Dataset records
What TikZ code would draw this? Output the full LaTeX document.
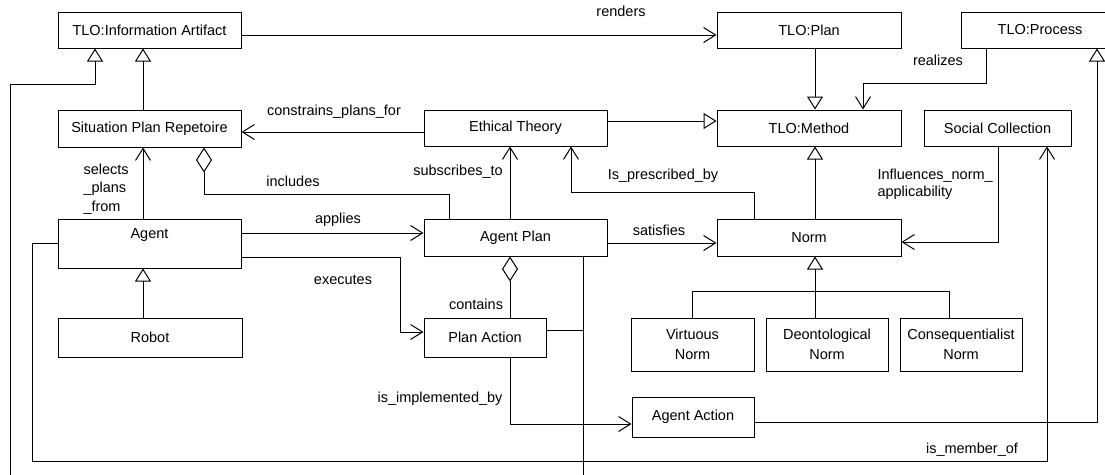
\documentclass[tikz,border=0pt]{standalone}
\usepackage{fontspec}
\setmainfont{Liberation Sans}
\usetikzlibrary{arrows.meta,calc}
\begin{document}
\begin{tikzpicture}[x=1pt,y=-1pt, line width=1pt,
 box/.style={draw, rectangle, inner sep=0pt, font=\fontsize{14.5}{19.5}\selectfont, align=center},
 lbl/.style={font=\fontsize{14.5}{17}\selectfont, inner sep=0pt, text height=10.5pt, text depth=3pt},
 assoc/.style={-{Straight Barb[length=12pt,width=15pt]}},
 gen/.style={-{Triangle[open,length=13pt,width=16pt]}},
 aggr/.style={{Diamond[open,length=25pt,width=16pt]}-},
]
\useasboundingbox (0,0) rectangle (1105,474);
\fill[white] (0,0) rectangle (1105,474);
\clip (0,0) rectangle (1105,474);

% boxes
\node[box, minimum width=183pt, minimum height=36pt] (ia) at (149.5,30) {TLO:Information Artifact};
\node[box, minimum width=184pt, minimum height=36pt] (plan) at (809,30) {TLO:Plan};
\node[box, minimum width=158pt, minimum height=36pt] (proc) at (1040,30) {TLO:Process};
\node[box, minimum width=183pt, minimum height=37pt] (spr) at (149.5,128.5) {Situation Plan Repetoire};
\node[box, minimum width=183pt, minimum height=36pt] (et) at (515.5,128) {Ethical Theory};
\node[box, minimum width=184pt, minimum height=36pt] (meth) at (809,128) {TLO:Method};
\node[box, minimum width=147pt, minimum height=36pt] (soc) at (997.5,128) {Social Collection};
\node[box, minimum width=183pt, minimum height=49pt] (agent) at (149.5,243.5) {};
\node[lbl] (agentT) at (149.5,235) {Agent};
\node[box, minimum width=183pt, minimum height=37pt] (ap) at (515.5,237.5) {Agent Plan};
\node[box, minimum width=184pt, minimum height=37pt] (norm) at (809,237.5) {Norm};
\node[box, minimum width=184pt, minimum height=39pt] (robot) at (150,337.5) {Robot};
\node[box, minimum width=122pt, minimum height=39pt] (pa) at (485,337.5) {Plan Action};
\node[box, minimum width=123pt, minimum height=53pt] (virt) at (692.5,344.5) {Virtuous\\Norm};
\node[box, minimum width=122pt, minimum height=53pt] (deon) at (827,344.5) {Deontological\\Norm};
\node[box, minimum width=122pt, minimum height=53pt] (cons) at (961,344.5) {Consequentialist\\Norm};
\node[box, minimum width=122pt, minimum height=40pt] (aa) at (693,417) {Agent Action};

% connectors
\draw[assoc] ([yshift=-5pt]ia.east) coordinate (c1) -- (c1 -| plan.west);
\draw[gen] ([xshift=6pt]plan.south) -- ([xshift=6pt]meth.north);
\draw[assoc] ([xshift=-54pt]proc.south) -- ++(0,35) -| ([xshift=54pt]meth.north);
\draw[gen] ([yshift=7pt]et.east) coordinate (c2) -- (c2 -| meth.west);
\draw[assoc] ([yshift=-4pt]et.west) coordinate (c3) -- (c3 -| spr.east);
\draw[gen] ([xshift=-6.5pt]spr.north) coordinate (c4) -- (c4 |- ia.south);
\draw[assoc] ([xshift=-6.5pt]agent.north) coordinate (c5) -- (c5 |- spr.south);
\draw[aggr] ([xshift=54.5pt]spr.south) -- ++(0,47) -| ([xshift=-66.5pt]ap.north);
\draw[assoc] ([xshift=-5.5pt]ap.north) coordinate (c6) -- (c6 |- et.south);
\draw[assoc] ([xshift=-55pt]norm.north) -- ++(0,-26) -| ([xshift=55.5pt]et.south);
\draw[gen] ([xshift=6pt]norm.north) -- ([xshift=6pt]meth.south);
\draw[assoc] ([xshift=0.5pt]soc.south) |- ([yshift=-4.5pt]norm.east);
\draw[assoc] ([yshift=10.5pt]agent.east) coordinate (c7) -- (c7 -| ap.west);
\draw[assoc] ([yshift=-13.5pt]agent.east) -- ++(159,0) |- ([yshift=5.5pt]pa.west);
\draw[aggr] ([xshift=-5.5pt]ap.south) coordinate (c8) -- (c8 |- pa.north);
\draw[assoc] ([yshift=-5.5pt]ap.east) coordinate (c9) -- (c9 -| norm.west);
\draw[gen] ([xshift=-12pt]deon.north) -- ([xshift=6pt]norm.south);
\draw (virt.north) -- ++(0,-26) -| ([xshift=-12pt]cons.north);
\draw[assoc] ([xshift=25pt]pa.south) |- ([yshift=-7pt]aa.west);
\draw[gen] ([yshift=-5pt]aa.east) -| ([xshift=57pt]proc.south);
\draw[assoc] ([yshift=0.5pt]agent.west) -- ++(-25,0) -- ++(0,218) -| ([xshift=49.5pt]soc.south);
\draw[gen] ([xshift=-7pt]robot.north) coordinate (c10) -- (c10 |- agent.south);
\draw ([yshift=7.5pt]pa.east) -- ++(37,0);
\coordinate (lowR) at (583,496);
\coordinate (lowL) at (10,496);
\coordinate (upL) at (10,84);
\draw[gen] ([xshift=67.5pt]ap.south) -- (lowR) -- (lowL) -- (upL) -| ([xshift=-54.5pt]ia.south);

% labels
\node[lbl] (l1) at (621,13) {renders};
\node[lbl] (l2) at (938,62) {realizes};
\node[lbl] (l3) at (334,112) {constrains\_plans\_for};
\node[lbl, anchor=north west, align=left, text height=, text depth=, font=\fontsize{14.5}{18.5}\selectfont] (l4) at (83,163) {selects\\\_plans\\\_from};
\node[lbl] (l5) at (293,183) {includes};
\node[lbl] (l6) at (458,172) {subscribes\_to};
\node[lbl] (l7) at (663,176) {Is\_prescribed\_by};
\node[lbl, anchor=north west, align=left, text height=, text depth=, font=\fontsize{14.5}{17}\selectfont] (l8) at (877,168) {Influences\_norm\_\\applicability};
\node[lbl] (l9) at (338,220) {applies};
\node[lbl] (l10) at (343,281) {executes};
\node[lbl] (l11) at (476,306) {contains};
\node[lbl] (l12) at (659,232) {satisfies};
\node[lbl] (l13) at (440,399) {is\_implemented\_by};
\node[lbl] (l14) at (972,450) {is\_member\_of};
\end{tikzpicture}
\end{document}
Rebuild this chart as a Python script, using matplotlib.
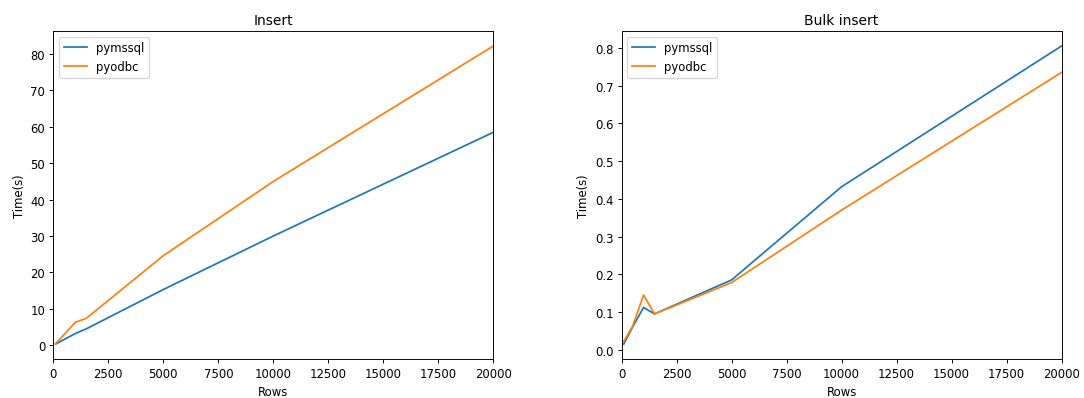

▸ **Do this**: Transcribe the whole listing exactly. Pictures are excluded.

▸ **Result of the task**:
What TikZ code would draw this? Output the full LaTeX document.
\documentclass[tikz,border=0pt]{standalone}
\usepackage{fontspec}
\setmainfont{Liberation Sans}
\usetikzlibrary{arrows.meta,calc}
\begin{document}
\begin{tikzpicture}[x=1pt,y=-1pt, line width=1pt,
 box/.style={draw, rectangle, inner sep=0pt, font=\fontsize{14.5}{19.5}\selectfont, align=center},
 lbl/.style={font=\fontsize{14.5}{17}\selectfont, inner sep=0pt, text height=10.5pt, text depth=3pt},
 assoc/.style={-{Straight Barb[length=12pt,width=15pt]}},
 gen/.style={-{Triangle[open,length=13pt,width=16pt]}},
 aggr/.style={{Diamond[open,length=25pt,width=16pt]}-},
]
\useasboundingbox (0,0) rectangle (1105,474);
\fill[white] (0,0) rectangle (1105,474);
\clip (0,0) rectangle (1105,474);

% boxes
\node[box, minimum width=183pt, minimum height=36pt] (ia) at (149.5,30) {TLO:Information Artifact};
\node[box, minimum width=184pt, minimum height=36pt] (plan) at (809,30) {TLO:Plan};
\node[box, minimum width=158pt, minimum height=36pt] (proc) at (1040,30) {TLO:Process};
\node[box, minimum width=183pt, minimum height=37pt] (spr) at (149.5,128.5) {Situation Plan Repetoire};
\node[box, minimum width=183pt, minimum height=36pt] (et) at (515.5,128) {Ethical Theory};
\node[box, minimum width=184pt, minimum height=36pt] (meth) at (809,128) {TLO:Method};
\node[box, minimum width=147pt, minimum height=36pt] (soc) at (997.5,128) {Social Collection};
\node[box, minimum width=183pt, minimum height=49pt] (agent) at (149.5,243.5) {};
\node[lbl] (agentT) at (149.5,235) {Agent};
\node[box, minimum width=183pt, minimum height=37pt] (ap) at (515.5,237.5) {Agent Plan};
\node[box, minimum width=184pt, minimum height=37pt] (norm) at (809,237.5) {Norm};
\node[box, minimum width=184pt, minimum height=39pt] (robot) at (150,337.5) {Robot};
\node[box, minimum width=122pt, minimum height=39pt] (pa) at (485,337.5) {Plan Action};
\node[box, minimum width=123pt, minimum height=53pt] (virt) at (692.5,344.5) {Virtuous\\Norm};
\node[box, minimum width=122pt, minimum height=53pt] (deon) at (827,344.5) {Deontological\\Norm};
\node[box, minimum width=122pt, minimum height=53pt] (cons) at (961,344.5) {Consequentialist\\Norm};
\node[box, minimum width=122pt, minimum height=40pt] (aa) at (693,417) {Agent Action};

% connectors
\draw[assoc] ([yshift=-5pt]ia.east) coordinate (c1) -- (c1 -| plan.west);
\draw[gen] ([xshift=6pt]plan.south) -- ([xshift=6pt]meth.north);
\draw[assoc] ([xshift=-54pt]proc.south) -- ++(0,35) -| ([xshift=54pt]meth.north);
\draw[gen] ([yshift=7pt]et.east) coordinate (c2) -- (c2 -| meth.west);
\draw[assoc] ([yshift=-4pt]et.west) coordinate (c3) -- (c3 -| spr.east);
\draw[gen] ([xshift=-6.5pt]spr.north) coordinate (c4) -- (c4 |- ia.south);
\draw[assoc] ([xshift=-6.5pt]agent.north) coordinate (c5) -- (c5 |- spr.south);
\draw[aggr] ([xshift=54.5pt]spr.south) -- ++(0,47) -| ([xshift=-66.5pt]ap.north);
\draw[assoc] ([xshift=-5.5pt]ap.north) coordinate (c6) -- (c6 |- et.south);
\draw[assoc] ([xshift=-55pt]norm.north) -- ++(0,-26) -| ([xshift=55.5pt]et.south);
\draw[gen] ([xshift=6pt]norm.north) -- ([xshift=6pt]meth.south);
\draw[assoc] ([xshift=0.5pt]soc.south) |- ([yshift=-4.5pt]norm.east);
\draw[assoc] ([yshift=10.5pt]agent.east) coordinate (c7) -- (c7 -| ap.west);
\draw[assoc] ([yshift=-13.5pt]agent.east) -- ++(159,0) |- ([yshift=5.5pt]pa.west);
\draw[aggr] ([xshift=-5.5pt]ap.south) coordinate (c8) -- (c8 |- pa.north);
\draw[assoc] ([yshift=-5.5pt]ap.east) coordinate (c9) -- (c9 -| norm.west);
\draw[gen] ([xshift=-12pt]deon.north) -- ([xshift=6pt]norm.south);
\draw (virt.north) -- ++(0,-26) -| ([xshift=-12pt]cons.north);
\draw[assoc] ([xshift=25pt]pa.south) |- ([yshift=-7pt]aa.west);
\draw[gen] ([yshift=-5pt]aa.east) -| ([xshift=57pt]proc.south);
\draw[assoc] ([yshift=0.5pt]agent.west) -- ++(-25,0) -- ++(0,218) -| ([xshift=49.5pt]soc.south);
\draw[gen] ([xshift=-7pt]robot.north) coordinate (c10) -- (c10 |- agent.south);
\draw ([yshift=7.5pt]pa.east) -- ++(37,0);
\coordinate (lowR) at (583,496);
\coordinate (lowL) at (10,496);
\coordinate (upL) at (10,84);
\draw[gen] ([xshift=67.5pt]ap.south) -- (lowR) -- (lowL) -- (upL) -| ([xshift=-54.5pt]ia.south);

% labels
\node[lbl] (l1) at (621,13) {renders};
\node[lbl] (l2) at (938,62) {realizes};
\node[lbl] (l3) at (334,112) {constrains\_plans\_for};
\node[lbl, anchor=north west, align=left, text height=, text depth=, font=\fontsize{14.5}{18.5}\selectfont] (l4) at (83,163) {selects\\\_plans\\\_from};
\node[lbl] (l5) at (293,183) {includes};
\node[lbl] (l6) at (458,172) {subscribes\_to};
\node[lbl] (l7) at (663,176) {Is\_prescribed\_by};
\node[lbl, anchor=north west, align=left, text height=, text depth=, font=\fontsize{14.5}{17}\selectfont] (l8) at (877,168) {Influences\_norm\_\\applicability};
\node[lbl] (l9) at (338,220) {applies};
\node[lbl] (l10) at (343,281) {executes};
\node[lbl] (l11) at (476,306) {contains};
\node[lbl] (l12) at (659,232) {satisfies};
\node[lbl] (l13) at (440,399) {is\_implemented\_by};
\node[lbl] (l14) at (972,450) {is\_member\_of};
\end{tikzpicture}
\end{document}
Rebuild this chart as a Python script, using matplotlib.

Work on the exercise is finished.